For me, the most memorable aspect of that theme is Osborne’s search for bars in dry or semi-dry countries such as Lebanon, the United Arab Emirates, Oman, Pakistan, Turkey, and Egypt. For example, in Chapter 8 (“New Year’s in Muscat”), he and his girlfriend Elena desperately scour Oman for a bottle of champagne to celebrate New Year’s Eve. They come up empty. In the end, they settle for watermelon juice. Osborne writes,
Elena had calmed a little, and when she had accepted the idea that we would not be drinking a bottle of champagne, she felt less hysterical, and we sipped the watermelon juices and waited. A great calm, suddenly. Midnight, and nothing happened. Everyone kept talking, eating, and smoking, and no one even looked up. We kissed and wondered if we had miscalculated the time. The orgy of midnight never happened.
In Chapter 10 (“My Sweet Islamabad”), Osborne is in Islamabad, one of the most dangerous, alcohol-hostile cities in the world. He decides he wants to have a drink there. He goes to a bar called Rumors in the Marriott Hotel, site of a brutal suicide truck bomb attack on September 20, 2008. Osborne comments, “No one doubted that the Marriott’s famous bar and it’s long-standing association with alcohol were one reason it was hit so viciously.” Osborne puts us squarely there in the Marriott as he makes his way to the bar:
I was taken there by a bellboy. Down an immensely lonely corridor, down a flight of stairs, turning left at a desolate landing with a lone chandelier, and down another flight of steps. At the bottom, like an S&M club buried under the sidewalk, was the neon for Rumors and the doors of the bar, shielded by security cameras designed to pick up errant Pakistanis. “This is bar,” the boy whispered firmly, pointing up to the door.
I went in, expecting a riotous speakeasy filled with drunken CIA men and off-duty Marines perhaps abetted, I was hoping, by a smattering of loose Pakistani Hindu women. But no such luck. There was, as always, no one there. I took in the fabric walls, the fringed seats, the two pool tables, and the foosball, as well as the dartboard next to a plasma TV playing an episode of the British sitcom EastEnders. It was a very British and homey pub. A barman in a waistcoat stood at his post cleaning beer glasses and watching me with great interest. He was Muslim, and it took him little time to joyfully admit that he had never tasted the nectar of Satan even once.
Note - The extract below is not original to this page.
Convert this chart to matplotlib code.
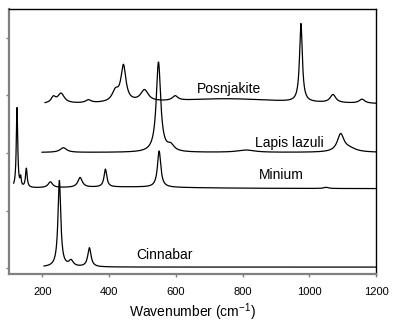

Osborne goes on to say that the bartender “made a mean gin and tonic.” The two men converse. Suddenly the power goes out. Osborne writes, “The barman lit a ghostly match, and we stared at each other across the bar in total darkness. Monday night at Islamabad’s hottest spot. He managed a fatalistic smile.” I savor this scene. Osborne’s search for bars is a form of quest that shapes the book’s narrative.